The Center for Medicare and Medicaid Innovation (CMMI), once expected to save money and deliver healthcare at a lower cost, is increasing federal spending after all.

A report from the Congressional Budget Office (CBO) shows that the office increased direct spending by $5.4 billion between 2011 and 2020. CMMI spent $7.9 billion to operate models, but those models only reduced healthcare benefits spending by $2.6 billion.

The new figures reflect a stark contrast from CBO’s projections when the Affordable Care Act (and CMMI) was first enacted. CBO believed at the time that CMMI would reduce spending by $2.8 billion and lower spending on benefits by $10.3 billion, offsetting the $7.5 billion needed to operate CMMI’s models.

CBO now anticipates spending will increase an additional $1.3 billion from 2021 to 2030, though the office notes that the “budgetary effects of CMMI’s activities over the first decade and its updated projects are subject to considerable uncertainty.” For example, the report did not capture savings that were gained by accountable care organizations (ACOs) through the Medicare Shared Savings Program.

The agency believes that its incorrect projections can be attributed to several factors.

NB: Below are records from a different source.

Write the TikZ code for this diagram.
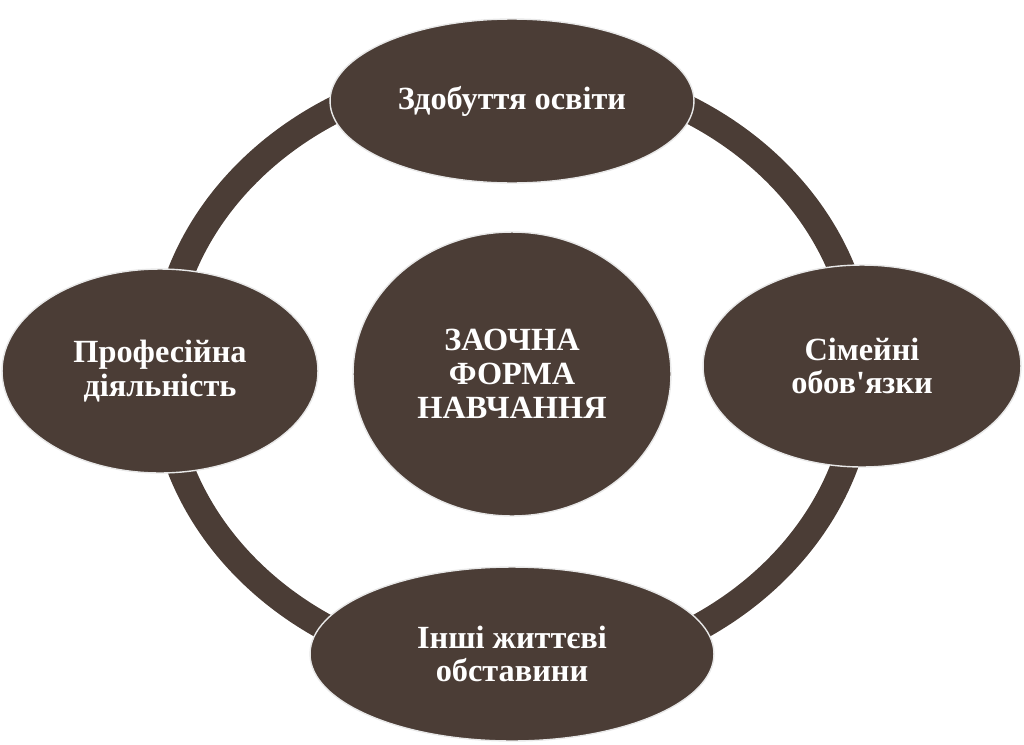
\documentclass[tikz,border=0pt]{standalone}
\usepackage{fontspec}
\setmainfont{Liberation Serif}[Ligatures=TeXOff]
\usetikzlibrary{shapes.geometric}
\definecolor{darkbrown}{RGB}{75,61,54}
\begin{document}
\begin{tikzpicture}[x=0.02cm, y=-0.02cm,
  blob/.style={ellipse, fill=darkbrown, draw=gray!18, line width=0.8pt, inner sep=0pt,
    text=white, align=center, font=\fontsize{18.4}{19.2}\selectfont\bfseries}]
  \useasboundingbox (0,0) rectangle (1024,744);
  % Ring behind everything
  \coordinate (hub) at (512,371);
  \draw[darkbrown, line width=0.54cm] (hub) ellipse [x radius=7cm, y radius=6.06cm];

  % Centre
  \node[blob, minimum width=6.36cm, minimum height=5.68cm] (form) at (512,374) {ЗАОЧНА\\ФОРМА\\НАВЧАННЯ};

  % Four ellipses on the ring
  \node[blob, minimum width=7.28cm, minimum height=3.28cm] (study) at (512,101) {Здобуття освіти};
  \node[blob, minimum width=6.32cm, minimum height=4.08cm] (work) at (160,371) {Професійна\\діяльність};
  \node[blob, minimum width=6.36cm, minimum height=4.04cm] (family) at (862,366) {Сімейні\\обов'язки};
  \node[blob, minimum width=8.08cm, minimum height=3.48cm] (other) at (512,654) {Інші життєві\\обставини};
\end{tikzpicture}
\end{document}
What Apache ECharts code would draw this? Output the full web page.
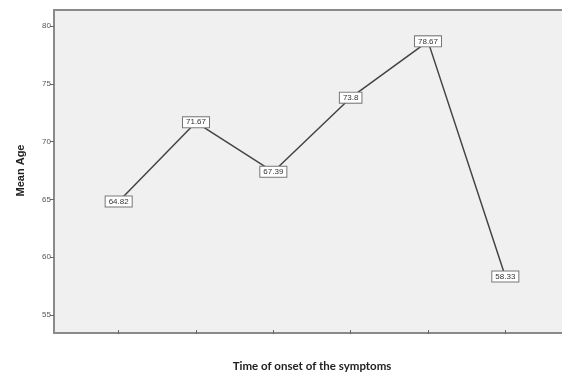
<!DOCTYPE html>
<html>
<head>
<meta charset="utf-8">
<script src="https://cdn.jsdelivr.net/npm/echarts@6/dist/echarts.min.js"></script>
<style>
  html, body { margin: 0; padding: 0; background: #fff; }
  #chart { width: 562px; height: 377px; }
</style>
</head>
<body>
<div id="chart"></div>
<script>
// data
const categories = ['1', '2', '3', '4', '5', '6'];
const meanAge = [64.82, 71.67, 67.39, 73.8, 78.67, 58.33];
const yTicks = { min: 55, max: 80, step: 5 };

const chart = echarts.init(document.getElementById('chart'));

// plain line used for the three visible sides of the plot frame
const frameLine = { show: true, lineStyle: { color: '#8a8a8a', width: 2 } };
const frameAxis = (pos) => ({
    type: 'value', gridIndex: 1, position: pos,
    axisLine: frameLine, axisTick: { show: false },
    axisLabel: { show: false }, splitLine: { show: false }
});

const option = {
    backgroundColor: '#fff',
    animation: false,
    grid: [
        // data area
        { left: 80, top: 26, width: 464, bottom: 59 },
        // plot panel, open on the right as in the source
        {
            left: 54, top: 10, right: 0, bottom: 44,
            show: true, backgroundColor: '#f0f0f0', borderWidth: 0, z: 0
        }
    ],
    xAxis: [
        {
            type: 'category',
            gridIndex: 0,
            data: categories,
            boundaryGap: true,
            offset: 15,
            axisLine: { show: false },
            axisTick: { show: true, alignWithLabel: true, length: 4, lineStyle: { color: '#666' } },
            axisLabel: { show: false },
            name: 'Time of onset of the symptoms',
            nameLocation: 'middle',
            nameGap: 30,
            nameTextStyle: { fontFamily: 'Lato', fontWeight: 'bold', fontSize: 11.5, color: '#222' }
        },
        frameAxis('bottom'),
        frameAxis('top')
    ],
    yAxis: [
        {
            type: 'value',
            gridIndex: 0,
            min: yTicks.min,
            max: yTicks.max,
            interval: yTicks.step,
            offset: 26,
            axisLine: { show: false },
            axisTick: { show: true, length: 4, lineStyle: { color: '#666' } },
            axisLabel: { fontSize: 8, color: '#555', margin: 3, fontFamily: 'Liberation Sans' },
            splitLine: { show: false },
            name: 'Mean Age',
            nameLocation: 'middle',
            nameGap: 28,
            nameTextStyle: { fontFamily: 'Liberation Sans', fontWeight: 'bold', fontSize: 11, color: '#222' }
        },
        frameAxis('left')
    ],
    series: [
        {
            type: 'line',
            xAxisIndex: 0,
            yAxisIndex: 0,
            data: meanAge,
            symbol: 'circle',
            symbolSize: 1,
            showSymbol: true,
            itemStyle: { color: 'rgba(0,0,0,0)' },
            z: 5,
            lineStyle: { color: '#444', width: 1.5 },
            label: {
                show: true,
                position: 'inside',
                fontSize: 8,
                fontFamily: 'Liberation Sans',
                color: '#333',
                backgroundColor: '#fff',
                borderColor: '#777',
                borderWidth: 1,
                padding: [1, 3]
            }
        }
    ]
};

chart.setOption(option);
</script>
</body>
</html>
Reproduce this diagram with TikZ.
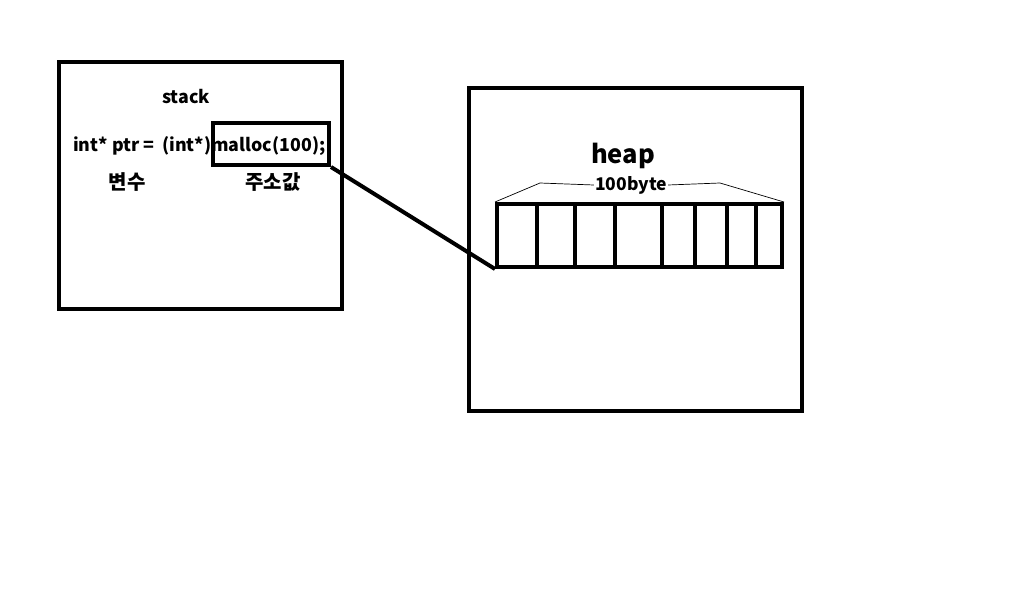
\documentclass[tikz,border=0pt]{standalone}
\usepackage{fontspec}
\setmainfont{Noto Sans CJK KR}
\usetikzlibrary{positioning, calc}

\begin{document}
\begin{tikzpicture}[
    x=1pt, y=-1pt,
    box/.style={
      rectangle, draw=black, line width=4pt, inner sep=0pt
    },
    label/.style={font=\fontsize{17.8}{20}\selectfont\bfseries, inner sep=1pt},
    klabel/.style={font=\fontsize{20}{22}\selectfont\bfseries, inner sep=1pt},
    heavy/.style={line width=4pt},
    thinline/.style={line width=0.7pt},
  ]
    \useasboundingbox (0,0) rectangle (1013,616);

    % stack
    \node[box, minimum width=283pt, minimum height=247pt] (stackbox) at (200.5,185.5) {};
    \node[label] (stack) at (186,97) {stack};
    \node[label, anchor=west] (code) at (72,146) {int* ptr = \ (int*)malloc(100);};
    \node[box, minimum width=116pt, minimum height=42pt] (mbox) at (271,144) {};
    \node[klabel] (var) at (127,182) {변수};
    \node[klabel] (addr) at (273,182) {주소값};

    % heap
    \node[box, minimum width=333pt, minimum height=323pt] (heapbox) at (635.5,249.5) {};
    \node[label, font=\fontsize{25.5}{28}\selectfont\bfseries] (heap) at (623,156) {heap};
    \node[box, minimum width=285pt, minimum height=63pt] (arr) at (639.5,235.5) {};
    \foreach \x in {537,575,615,662,695,727,756}
      \draw[heavy] (\x,204) -- (\x,267);

    % 100byte
    \node[label, font=\fontsize{17.5}{20}\selectfont\bfseries] (bytes) at (631,185) {100byte};
    \coordinate (bl) at (540,183);
    \coordinate (br) at (720,183);
    \draw[thinline] (arr.north west) -- (bl) -- (bytes.west);
    \draw[thinline] (bytes.east) -- (br) -- (arr.north east);

    % pointer
    \draw[heavy] (mbox.south east) -- (arr.south west);
  \end{tikzpicture}
\end{document}
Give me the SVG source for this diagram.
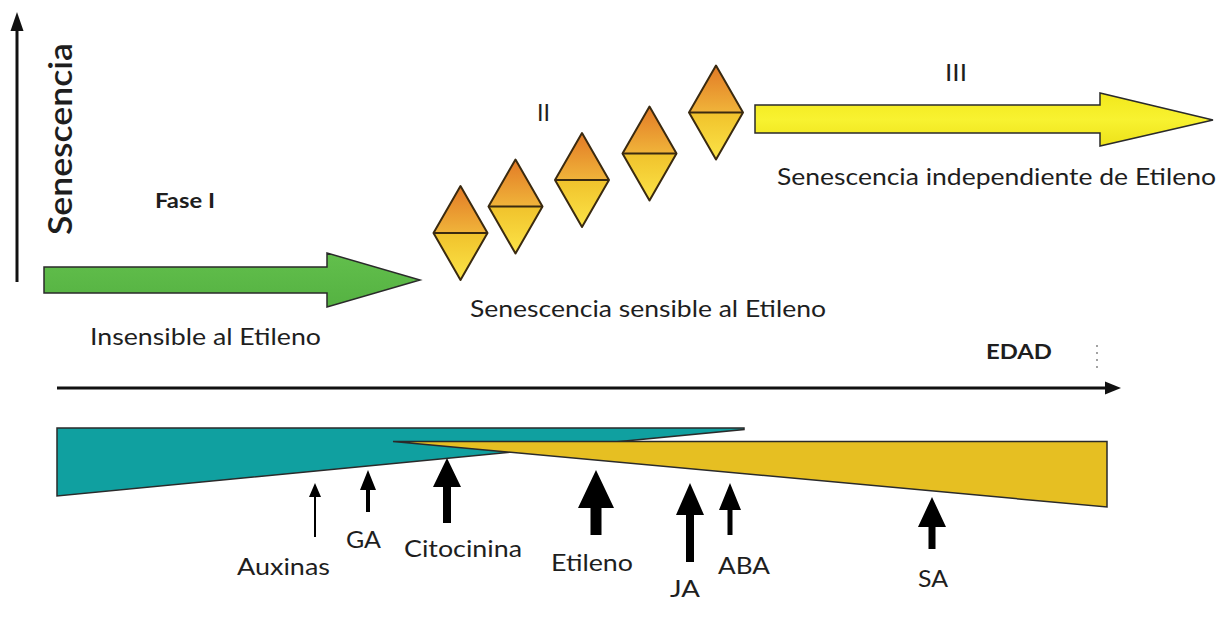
<svg xmlns="http://www.w3.org/2000/svg" width="1230" height="622" viewBox="0 0 1230 622">
  <defs>
    <linearGradient id="gTop" x1="0" y1="0" x2="0" y2="1">
      <stop offset="0" stop-color="#E27A26"/>
      <stop offset="1" stop-color="#F0B43A"/>
    </linearGradient>
    <linearGradient id="gBot" x1="0" y1="0" x2="0" y2="1">
      <stop offset="0" stop-color="#F0C22C"/>
      <stop offset="1" stop-color="#FCE447"/>
    </linearGradient>
    <linearGradient id="gGreen" x1="0" y1="0" x2="0" y2="1">
      <stop offset="0" stop-color="#62BF4C"/>
      <stop offset="1" stop-color="#55B242"/>
    </linearGradient>
    <linearGradient id="gYellow" x1="0" y1="0" x2="0" y2="1">
      <stop offset="0" stop-color="#F2E81C"/>
      <stop offset="0.5" stop-color="#F8F230"/>
      <stop offset="1" stop-color="#EDE21A"/>
    </linearGradient>
    <g id="diamond">
      <polygon points="-27,0 0,-47 27,0" fill="url(#gTop)"/>
      <polygon points="-27,0 0,47 27,0" fill="url(#gBot)"/>
      <polygon points="-27,0 0,-47 27,0 0,47" fill="none" stroke="#3A2A10" stroke-width="2" stroke-linejoin="round"/>
      <line x1="-27" y1="0" x2="27" y2="0" stroke="#3A2A10" stroke-width="2"/>
    </g>
  </defs>
  <style>
    text { font-family: Lato, "Open Sans", "Liberation Sans", sans-serif; fill: #1E1E1E; }
    .lbl { font-size: 23px; }
    .bold { font-weight: bold; font-size: 21px; }
    .axis { stroke: #111; stroke-width: 3; fill: none; }
    .head { fill: #111; }
    .outline { stroke: #2A2A2A; stroke-width: 1.5; stroke-linejoin: miter; }
    .harrow { fill: #000; }
  </style>
  <rect width="1230" height="622" fill="#FFFFFF"/>

  <g id="connectors">
    <!-- vertical Senescencia axis -->
    <line class="axis" x1="17" y1="282" x2="17" y2="26"/>
    <polygon class="head" points="17,12 10.5,31 23.5,31"/>
    <!-- horizontal EDAD axis -->
    <line class="axis" x1="57" y1="388" x2="1108" y2="388"/>
    <polygon class="head" points="1121,388 1105,381.5 1105,394.5"/>
    <line x1="1097" y1="345" x2="1097" y2="369" stroke="#666" stroke-width="1.2" stroke-dasharray="2,5"/>
    <!-- hormone arrows -->
    <polygon id="arr-auxinas" class="harrow" points="314,537 314,497 309,497 315,483 321,497 316,497 316,537"/>
    <polygon id="arr-ga" class="harrow" points="366,512 366,490 360,490 368,470 376,490 370,490 370,512"/>
    <polygon id="arr-citocinina" class="harrow" points="443,523 443,487 433,487 447,458 461,487 451,487 451,523"/>
    <polygon id="arr-etileno" class="harrow" points="590.5,535 590.5,508 578,508 596,470 614,508 601.5,508 601.5,535"/>
    <polygon id="arr-ja" class="harrow" points="686,562 686,515 676,515 690,483 704,515 694,515 694,562"/>
    <polygon id="arr-aba" class="harrow" points="727.5,535 727.5,510 719,510 730,483 741,510 732.5,510 732.5,535"/>
    <polygon id="arr-sa" class="harrow" points="928.5,549 928.5,527 918,527 932,497 946,527 935.5,527 935.5,549"/>
  </g>

  <g id="axis-label-senescencia">
    <text transform="translate(72,235) rotate(-90)" font-size="33" font-weight="600" textLength="192" lengthAdjust="spacingAndGlyphs">Senescencia</text>
  </g>

  <g id="phase1">
    <polygon class="outline" fill="url(#gGreen)" points="44,267 327,267 327,253 420,280 327,307 327,293 44,293"/>
    <text class="bold" x="155" y="208" textLength="60" lengthAdjust="spacingAndGlyphs">Fase I</text>
    <text class="lbl" x="90" y="345" textLength="231" lengthAdjust="spacingAndGlyphs">Insensible al Etileno</text>
  </g>

  <g id="phase2">
    <use href="#diamond" transform="translate(460.5,233)"/>
    <use href="#diamond" transform="translate(515.5,206.5)"/>
    <use href="#diamond" transform="translate(582,180)"/>
    <use href="#diamond" transform="translate(649.5,153.5)"/>
    <use href="#diamond" transform="translate(716,112.5)"/>
    <text class="lbl" x="537" y="121" font-size="22" textLength="13" lengthAdjust="spacingAndGlyphs">II</text>
    <text class="lbl" x="470" y="317" textLength="356" lengthAdjust="spacingAndGlyphs">Senescencia sensible al Etileno</text>
  </g>

  <g id="phase3">
    <polygon class="outline" fill="url(#gYellow)" points="755,105 1100,105 1100,93 1213,120 1100,146 1100,133 755,133"/>
    <text class="lbl" x="945" y="81" font-size="22" textLength="22" lengthAdjust="spacingAndGlyphs">III</text>
    <text class="lbl" x="777" y="185" textLength="439" lengthAdjust="spacingAndGlyphs">Senescencia independiente de Etileno</text>
  </g>

  <g id="edad-label">
    <text class="bold" x="986" y="359" font-size="22" textLength="66" lengthAdjust="spacingAndGlyphs">EDAD</text>
  </g>

  <g id="teal-wedge">
    <polygon class="outline" fill="#10A0A0" points="57,428 744,428 744,429.5 57,496"/>
  </g>
  <g id="yellow-wedge">
    <polygon class="outline" fill="#E6BF22" points="393,441.5 1107,441.5 1107,507"/>
  </g>

  <g id="hormone-labels">
    <text id="lbl-auxinas" class="lbl" x="237" y="575" textLength="93" lengthAdjust="spacingAndGlyphs">Auxinas</text>
    <text id="lbl-ga" class="lbl" x="346" y="548" textLength="35" lengthAdjust="spacingAndGlyphs">GA</text>
    <text id="lbl-citocinina" class="lbl" x="404" y="557" textLength="118" lengthAdjust="spacingAndGlyphs">Citocinina</text>
    <text id="lbl-etileno" class="lbl" x="551" y="571" textLength="82" lengthAdjust="spacingAndGlyphs">Etileno</text>
    <text id="lbl-ja" class="lbl" x="670" y="597" textLength="30" lengthAdjust="spacingAndGlyphs">JA</text>
    <text id="lbl-aba" class="lbl" x="718" y="574" textLength="52" lengthAdjust="spacingAndGlyphs">ABA</text>
    <text id="lbl-sa" class="lbl" x="918" y="587" textLength="30" lengthAdjust="spacingAndGlyphs">SA</text>
  </g>
</svg>
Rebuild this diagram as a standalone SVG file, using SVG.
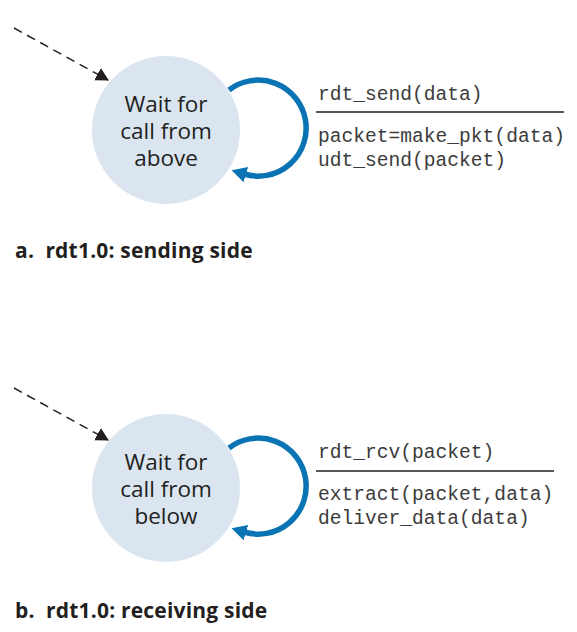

One, CBO thought that CMMI would continue to find models that reduced spending, but after the first two models were certified, the rate of certification declined over time. Second, CMMI models are largely voluntary, meaning providers can choose models that have positive financial outcomes and drop models that have the opposite effect. CMMI has discussed implementing mandatory participation for this reason. Third, CBO said it did not realize CMMI models would contradict within health systems, creating conflicts for providers, as well as payment policy changes.

Several days before the CBO report was released, Senate Budget Committee members briefly praised the CMMI for working to lower spending, prematurely praising CMMI during a hearing on Medicare solvency when it did not actually lower spending.

Blair Childs, president and CEO of healthcare communications company Childs and Associates and a senior executive advisor for Premier Inc., said the CBO report is “missing the forest for the trees.”

“We are undergoing a tectonic shift in the incentives in healthcare payment,” he said in a LinkedIn post. “This is due to a bipartisan movement to shift payment from fee-for-service to accountable, value-based care. CMMI is a key player in making that change a reality under traditional Medicare and Medicaid. While Washington skeptics don’t want to stick their heads out and attribute this spending decline to the movement to value-based care, I submit that, based on strong evidence, it is the dominant cause of this change.”